Dr. Palmer G. Keeney (March 25, 1877 - October 14, 1959, 82 years old) followed in his father's footsteps as a composer and physician. He was a chess prodigy who composed his first problem at the age of 13. He is not well-known today, but was a very successful chess editor and player (two-time Ohio state champion) who ran many columns during his career, one of which was the column for the Cincinnati Enquirer, widely regarded as one of the world's best at the time and his editorial career lasted into the 1950s, when he was the first problem editor for Chess Life.
Keeney liked to illustrate his problems with stories and his most famous problem was illustrated with a fabricated story by another author, Emil Ramin. Ramin, in Im Wunderland des Schachproblems, wrote of a crazy problem tourney that never existed and was supposedly won by Keeney. In reality, the problem was a Christmas original in Keeney's column in the Cincinnati Times-Star, and had a different story there; in the Times-Star the story was about the potential re-birth of man. Read more:
Sherlock Holmes at Chess History
A Keeney story (in German)
Originally I had looked at a couple games from their 1910 match, but in playing over some of Goldsmith's games, I discovered this very interesting one featuring R, B and N vs. Q that was played against Louis Uedemann (January 10, 1854 - November 2, 1912) in the 1909 Western Championship.
Uedemann was an active player in Chicago around the turn of the 20th century. He won the Western Chess Association championship (predecessor to the US Open) in 1900 and 1902. In the 1903 championship he lost the play-off coming third Max Judd (champion) and Sydney P Johnston.

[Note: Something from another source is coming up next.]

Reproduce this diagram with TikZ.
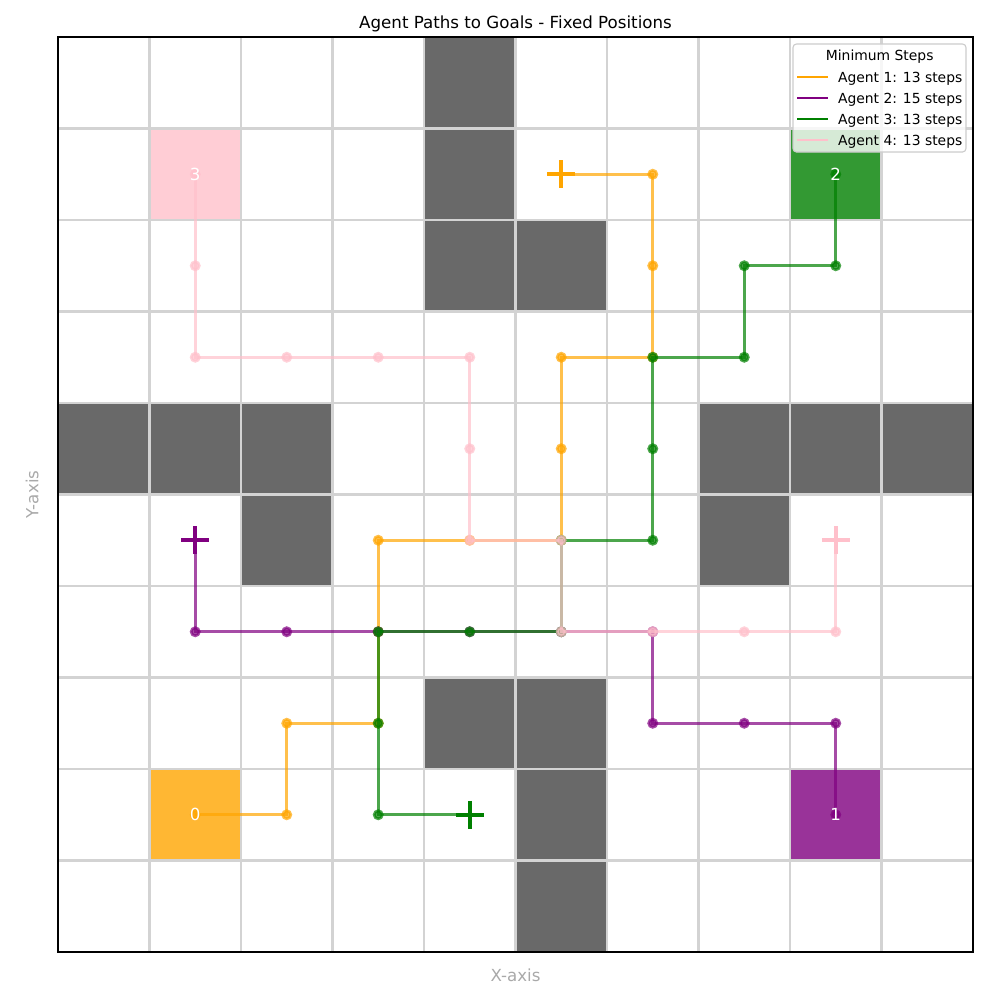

Uedemann was born in Saerbeck, Germany and immigrated to the United States at the age of 12. He was described as always cool, calm, methodical, somewhat slow in his movements, never excited about anything. His "German thoroughness" is seen in his chess library, where he classified and indexed thousands of newspaper clippings. For over 30 years he was one of the strongest players in the country. Uedemann was the chess editor for the Chicago Tribune and created a notation code for telegraphs for cable matches which was first used in the telegraphic match between London and St. Petersburg in November 1886.